| Plotting code records |
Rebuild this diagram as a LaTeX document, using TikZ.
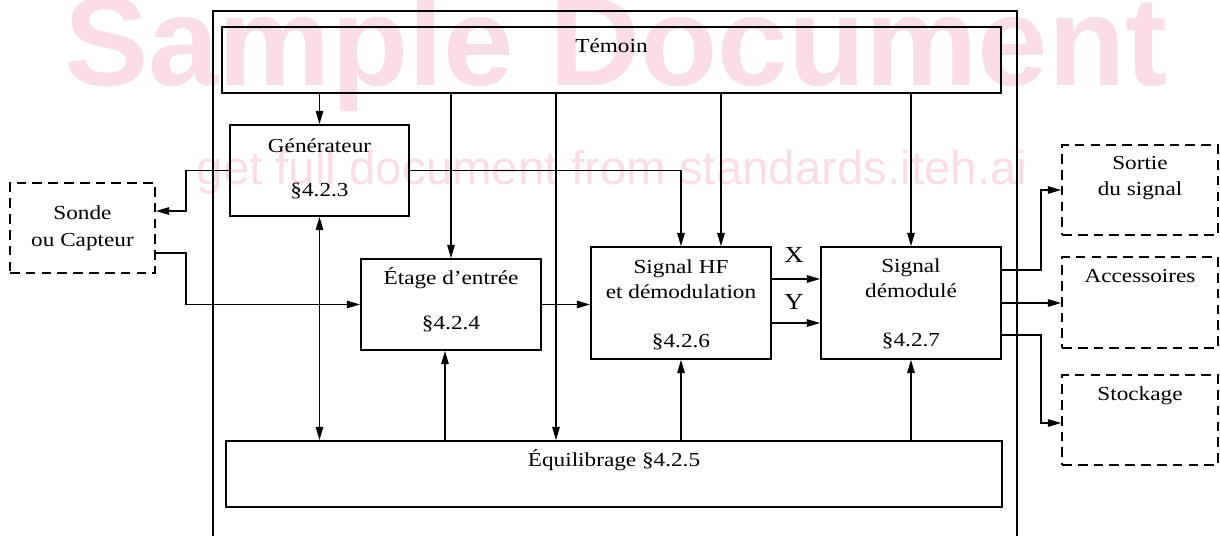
\documentclass[tikz,border=0pt]{standalone}
\usepackage{fontspec}
\setmainfont{Liberation Serif}[FakeStretch=1.17]
\newfontfamily\wmfont{Liberation Sans}
\usetikzlibrary{arrows.meta,calc}
\definecolor{wmpink}{RGB}{249,221,231}
\begin{document}
\begin{tikzpicture}[x=0.02cm,y=-0.02cm,
  box/.style={draw, line width=1.1pt, inner sep=0pt, minimum width=3.6cm},
  dbox/.style={draw, line width=1.1pt, dash pattern=on 5.5pt off 3.5pt, inner sep=0pt, minimum width=3.12cm},
  conn/.style={line width=0.6pt, -{Triangle[length=7.5pt,width=4.3pt]}},
  dconn/.style={line width=0.6pt, {Triangle[length=7.5pt,width=4.3pt]}-{Triangle[length=7.5pt,width=4.3pt]}},
  txt/.style={anchor=base, inner sep=0pt, font=\fontsize{11.3}{13}\selectfont},
  xy/.style={anchor=base, inner sep=0pt, font=\fontsize{13}{15}\selectfont}]
\useasboundingbox (0,0) rectangle (1220,536);
% watermark
\node[anchor=base, inner sep=0pt, text=wmpink, font=\wmfont\bfseries\fontsize{72}{72}\selectfont] (wm1) at (616,86) {Sample Document};
\node[anchor=base, inner sep=0pt, text=wmpink, font=\wmfont\fontsize{27}{27}\selectfont] (wm2) at (612,185) {get full document from standards.iteh.ai};
% outer frame
\draw[line width=0.9pt] (213,536) -- (213,11) -- (1017,11) -- (1017,536);
% boxes
\node[box, minimum width=15.58cm, minimum height=1.32cm] (temoin) at (611.5,60) {};
\node[box, minimum width=3.58cm, minimum height=1.82cm] (gen) at (319.5,170.5) {};
\node[dbox, minimum width=2.9cm, minimum height=1.8cm] (sonde) at (82.5,228) {};
\node[box, minimum height=1.82cm] (etage) at (451,304.5) {};
\node[box, minimum height=2.24cm] (hf) at (681,303) {};
\node[box, minimum height=2.24cm] (dem) at (911,303) {};
\node[box, minimum width=15.52cm, minimum height=1.32cm] (equi) at (614,474) {};
\node[dbox, minimum height=1.8cm] (sortie) at (1140,190) {};
\node[dbox, minimum height=1.82cm] (acc) at (1140,302.5) {};
\node[dbox, minimum height=1.8cm] (stock) at (1140,420) {};
% texts
\node[txt] (t1) at (611.5,53) {Témoin};
\node[txt] (t2) at (319.5,153) {Générateur};
\node[txt] (t3) at (319.5,197) {§4.2.3};
\node[txt] (t4) at (82.5,220) {Sonde};
\node[txt] (t5) at (82.5,247) {ou Capteur};
\node[txt] (t6) at (451,285) {Étage d’entrée};
\node[txt] (t7) at (451,330) {§4.2.4};
\node[txt] (t8) at (681,274) {Signal HF};
\node[txt] (t9) at (681,299) {et démodulation};
\node[txt] (t10) at (681,348) {§4.2.6};
\node[txt] (t11) at (911,273) {Signal};
\node[txt] (t12) at (911,298) {démodulé};
\node[txt] (t13) at (911,347) {§4.2.7};
\node[txt] (t14) at (614,467) {Équilibrage §4.2.5};
\node[txt] (t15) at (1140,170) {Sortie};
\node[txt] (t16) at (1140,196) {du signal};
\node[txt] (t17) at (1140,283) {Accessoires};
\node[txt] (t18) at (1140,401) {Stockage};
\node[xy] (lx) at (794,263) {X};
\node[xy] (ly) at (794,310) {Y};
% helper coordinates
\coordinate (c556) at (556,0);
\coordinate (c721) at (721,0);
\coordinate (c445) at (445,0);
\coordinate (c186) at (186,0);
\coordinate (c1041) at (1041,0);
% connectors from Témoin
\draw[conn] (temoin.south -| gen.north) -- (gen.north);
\draw[conn] (temoin.south -| etage.north) -- (etage.north);
\draw[conn] (temoin.south -| c556) -- (equi.north -| c556);
\draw[conn] (temoin.south -| c721) -- (hf.north -| c721);
\draw[conn] (temoin.south -| dem.north) -- (dem.north);
% générateur
\draw[conn] (gen.east) -| (hf.north);
\draw[conn] (gen.west) -- (gen.west -| c186) |- ($(sonde.east)+(0,-17)$);
\draw[dconn] (gen.south) -- (equi.north -| gen.south);
% sonde to étage
\draw[conn] ($(sonde.east)+(0,25)$) -| (c186 |- etage.west) -- (etage.west);
% chain
\draw[conn] (etage.east) -- (etage.east -| hf.west);
\draw[conn] ($(hf.east)+(0,-24)$) -- ($(dem.west)+(0,-24)$);
\draw[conn] ($(hf.east)+(0,20)$) -- ($(dem.west)+(0,20)$);
% équilibrage up
\draw[conn] (equi.north -| c445) -- (etage.south -| c445);
\draw[conn] (equi.north -| hf.south) -- (hf.south);
\draw[conn] (equi.north -| dem.south) -- (dem.south);
% outputs
\draw[conn] ($(dem.east)+(0,-33)$) -| (c1041 |- sortie.west) -- (sortie.west);
\draw[conn] (dem.east) -- (acc.west |- dem.east);
\draw[conn] ($(dem.east)+(0,32)$) -| ($(c1041 |- stock.west)+(0,3)$) -- ($(stock.west)+(0,3)$);
\end{tikzpicture}
\end{document}
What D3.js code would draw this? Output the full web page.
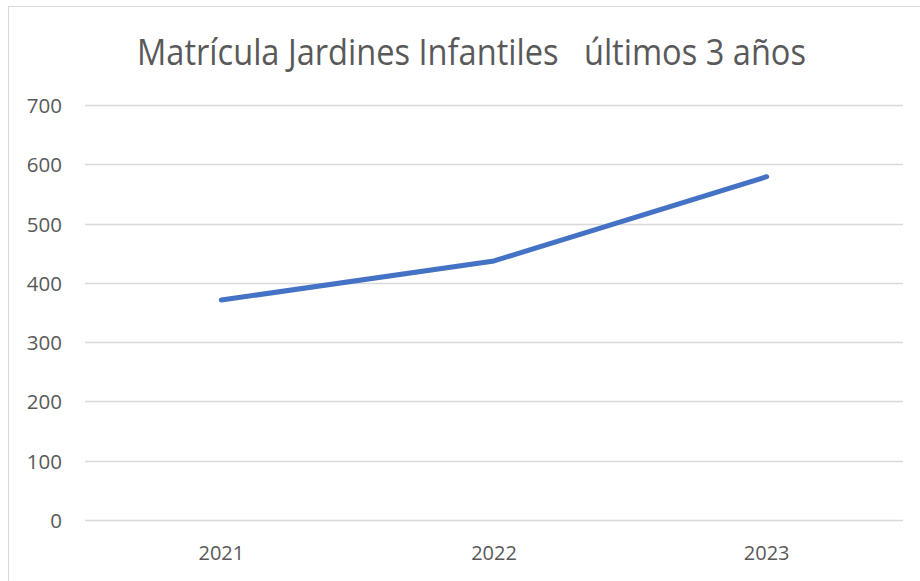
<!DOCTYPE html>
<html><head><meta charset="utf-8">
<script src="https://cdn.jsdelivr.net/npm/d3@7"></script>
<style>body{margin:0;background:#fff}svg{display:block}</style>
</head><body>
<script>
const categories = ["2021", "2022", "2023"];
const values = [371, 437, 579];
const yTicks = [0, 100, 200, 300, 400, 500, 600, 700];
const title = "Matrícula Jardines Infantiles   últimos 3 años";

const W = 920, H = 581;
const svg = d3.select("body").append("svg").attr("width", W).attr("height", H);
const font = "'Open Sans', 'Liberation Sans', sans-serif";

svg.append("rect").attr("x", 8.5).attr("y", 6.5).attr("width", 920).attr("height", 590)
  .attr("fill", "#fff").attr("stroke", "#d9d9d9").attr("stroke-width", 1);

const x = d3.scaleBand().domain(categories).range([85, 903]);
const y = d3.scaleLinear().domain([0, 700]).range([520, 105]);

svg.append("g").selectAll("line").data(yTicks).join("line")
  .attr("x1", 85).attr("x2", 903)
  .attr("y1", d => Math.round(y(d)) + 0.5).attr("y2", d => Math.round(y(d)) + 0.5)
  .attr("stroke", "#d9d9d9").attr("stroke-width", 1.3);

svg.append("g").selectAll("text").data(yTicks).join("text")
  .attr("x", 62).attr("y", d => y(d) + 8)
  .attr("text-anchor", "end").attr("font-family", font).attr("font-size", 20.5)
  .attr("fill", "#595959").text(d => d);

svg.append("g").selectAll("text").data(categories).join("text")
  .attr("x", d => x(d) + x.bandwidth() / 2).attr("y", 560)
  .attr("text-anchor", "middle").attr("font-family", font).attr("font-size", 20)
  .attr("fill", "#595959").text(d => d);

const line = d3.line().x((d, i) => x(categories[i]) + x.bandwidth() / 2).y(d => y(d));
svg.append("path").datum(values).attr("d", line)
  .attr("fill", "none").attr("stroke", "#4472C4").attr("stroke-width", 5)
  .attr("stroke-linecap", "round").attr("stroke-linejoin", "round");

svg.append("text").attr("x", 137).attr("y", 65)
  .attr("font-family", font).attr("font-size", 36)
  .attr("textLength", 669).attr("lengthAdjust", "spacingAndGlyphs")
  .attr("fill", "#595959").style("white-space", "pre").text(title);
</script>
</body></html>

| What you should do |
Copy every line of the data exactly as written, excluding the pictures.

| Solution |
Rebuild this diagram as a LaTeX document, using TikZ.
\documentclass[tikz,border=0pt]{standalone}
\usepackage{fontspec}
\setmainfont{Liberation Serif}[FakeStretch=1.17]
\newfontfamily\wmfont{Liberation Sans}
\usetikzlibrary{arrows.meta,calc}
\definecolor{wmpink}{RGB}{249,221,231}
\begin{document}
\begin{tikzpicture}[x=0.02cm,y=-0.02cm,
  box/.style={draw, line width=1.1pt, inner sep=0pt, minimum width=3.6cm},
  dbox/.style={draw, line width=1.1pt, dash pattern=on 5.5pt off 3.5pt, inner sep=0pt, minimum width=3.12cm},
  conn/.style={line width=0.6pt, -{Triangle[length=7.5pt,width=4.3pt]}},
  dconn/.style={line width=0.6pt, {Triangle[length=7.5pt,width=4.3pt]}-{Triangle[length=7.5pt,width=4.3pt]}},
  txt/.style={anchor=base, inner sep=0pt, font=\fontsize{11.3}{13}\selectfont},
  xy/.style={anchor=base, inner sep=0pt, font=\fontsize{13}{15}\selectfont}]
\useasboundingbox (0,0) rectangle (1220,536);
% watermark
\node[anchor=base, inner sep=0pt, text=wmpink, font=\wmfont\bfseries\fontsize{72}{72}\selectfont] (wm1) at (616,86) {Sample Document};
\node[anchor=base, inner sep=0pt, text=wmpink, font=\wmfont\fontsize{27}{27}\selectfont] (wm2) at (612,185) {get full document from standards.iteh.ai};
% outer frame
\draw[line width=0.9pt] (213,536) -- (213,11) -- (1017,11) -- (1017,536);
% boxes
\node[box, minimum width=15.58cm, minimum height=1.32cm] (temoin) at (611.5,60) {};
\node[box, minimum width=3.58cm, minimum height=1.82cm] (gen) at (319.5,170.5) {};
\node[dbox, minimum width=2.9cm, minimum height=1.8cm] (sonde) at (82.5,228) {};
\node[box, minimum height=1.82cm] (etage) at (451,304.5) {};
\node[box, minimum height=2.24cm] (hf) at (681,303) {};
\node[box, minimum height=2.24cm] (dem) at (911,303) {};
\node[box, minimum width=15.52cm, minimum height=1.32cm] (equi) at (614,474) {};
\node[dbox, minimum height=1.8cm] (sortie) at (1140,190) {};
\node[dbox, minimum height=1.82cm] (acc) at (1140,302.5) {};
\node[dbox, minimum height=1.8cm] (stock) at (1140,420) {};
% texts
\node[txt] (t1) at (611.5,53) {Témoin};
\node[txt] (t2) at (319.5,153) {Générateur};
\node[txt] (t3) at (319.5,197) {§4.2.3};
\node[txt] (t4) at (82.5,220) {Sonde};
\node[txt] (t5) at (82.5,247) {ou Capteur};
\node[txt] (t6) at (451,285) {Étage d’entrée};
\node[txt] (t7) at (451,330) {§4.2.4};
\node[txt] (t8) at (681,274) {Signal HF};
\node[txt] (t9) at (681,299) {et démodulation};
\node[txt] (t10) at (681,348) {§4.2.6};
\node[txt] (t11) at (911,273) {Signal};
\node[txt] (t12) at (911,298) {démodulé};
\node[txt] (t13) at (911,347) {§4.2.7};
\node[txt] (t14) at (614,467) {Équilibrage §4.2.5};
\node[txt] (t15) at (1140,170) {Sortie};
\node[txt] (t16) at (1140,196) {du signal};
\node[txt] (t17) at (1140,283) {Accessoires};
\node[txt] (t18) at (1140,401) {Stockage};
\node[xy] (lx) at (794,263) {X};
\node[xy] (ly) at (794,310) {Y};
% helper coordinates
\coordinate (c556) at (556,0);
\coordinate (c721) at (721,0);
\coordinate (c445) at (445,0);
\coordinate (c186) at (186,0);
\coordinate (c1041) at (1041,0);
% connectors from Témoin
\draw[conn] (temoin.south -| gen.north) -- (gen.north);
\draw[conn] (temoin.south -| etage.north) -- (etage.north);
\draw[conn] (temoin.south -| c556) -- (equi.north -| c556);
\draw[conn] (temoin.south -| c721) -- (hf.north -| c721);
\draw[conn] (temoin.south -| dem.north) -- (dem.north);
% générateur
\draw[conn] (gen.east) -| (hf.north);
\draw[conn] (gen.west) -- (gen.west -| c186) |- ($(sonde.east)+(0,-17)$);
\draw[dconn] (gen.south) -- (equi.north -| gen.south);
% sonde to étage
\draw[conn] ($(sonde.east)+(0,25)$) -| (c186 |- etage.west) -- (etage.west);
% chain
\draw[conn] (etage.east) -- (etage.east -| hf.west);
\draw[conn] ($(hf.east)+(0,-24)$) -- ($(dem.west)+(0,-24)$);
\draw[conn] ($(hf.east)+(0,20)$) -- ($(dem.west)+(0,20)$);
% équilibrage up
\draw[conn] (equi.north -| c445) -- (etage.south -| c445);
\draw[conn] (equi.north -| hf.south) -- (hf.south);
\draw[conn] (equi.north -| dem.south) -- (dem.south);
% outputs
\draw[conn] ($(dem.east)+(0,-33)$) -| (c1041 |- sortie.west) -- (sortie.west);
\draw[conn] (dem.east) -- (acc.west |- dem.east);
\draw[conn] ($(dem.east)+(0,32)$) -| ($(c1041 |- stock.west)+(0,3)$) -- ($(stock.west)+(0,3)$);
\end{tikzpicture}
\end{document}
What D3.js code would draw this? Output the full web page.
<!DOCTYPE html>
<html><head><meta charset="utf-8">
<script src="https://cdn.jsdelivr.net/npm/d3@7"></script>
<style>body{margin:0;background:#fff}svg{display:block}</style>
</head><body>
<script>
const categories = ["2021", "2022", "2023"];
const values = [371, 437, 579];
const yTicks = [0, 100, 200, 300, 400, 500, 600, 700];
const title = "Matrícula Jardines Infantiles   últimos 3 años";

const W = 920, H = 581;
const svg = d3.select("body").append("svg").attr("width", W).attr("height", H);
const font = "'Open Sans', 'Liberation Sans', sans-serif";

svg.append("rect").attr("x", 8.5).attr("y", 6.5).attr("width", 920).attr("height", 590)
  .attr("fill", "#fff").attr("stroke", "#d9d9d9").attr("stroke-width", 1);

const x = d3.scaleBand().domain(categories).range([85, 903]);
const y = d3.scaleLinear().domain([0, 700]).range([520, 105]);

svg.append("g").selectAll("line").data(yTicks).join("line")
  .attr("x1", 85).attr("x2", 903)
  .attr("y1", d => Math.round(y(d)) + 0.5).attr("y2", d => Math.round(y(d)) + 0.5)
  .attr("stroke", "#d9d9d9").attr("stroke-width", 1.3);

svg.append("g").selectAll("text").data(yTicks).join("text")
  .attr("x", 62).attr("y", d => y(d) + 8)
  .attr("text-anchor", "end").attr("font-family", font).attr("font-size", 20.5)
  .attr("fill", "#595959").text(d => d);

svg.append("g").selectAll("text").data(categories).join("text")
  .attr("x", d => x(d) + x.bandwidth() / 2).attr("y", 560)
  .attr("text-anchor", "middle").attr("font-family", font).attr("font-size", 20)
  .attr("fill", "#595959").text(d => d);

const line = d3.line().x((d, i) => x(categories[i]) + x.bandwidth() / 2).y(d => y(d));
svg.append("path").datum(values).attr("d", line)
  .attr("fill", "none").attr("stroke", "#4472C4").attr("stroke-width", 5)
  .attr("stroke-linecap", "round").attr("stroke-linejoin", "round");

svg.append("text").attr("x", 137).attr("y", 65)
  .attr("font-family", font).attr("font-size", 36)
  .attr("textLength", 669).attr("lengthAdjust", "spacingAndGlyphs")
  .attr("fill", "#595959").style("white-space", "pre").text(title);
</script>
</body></html>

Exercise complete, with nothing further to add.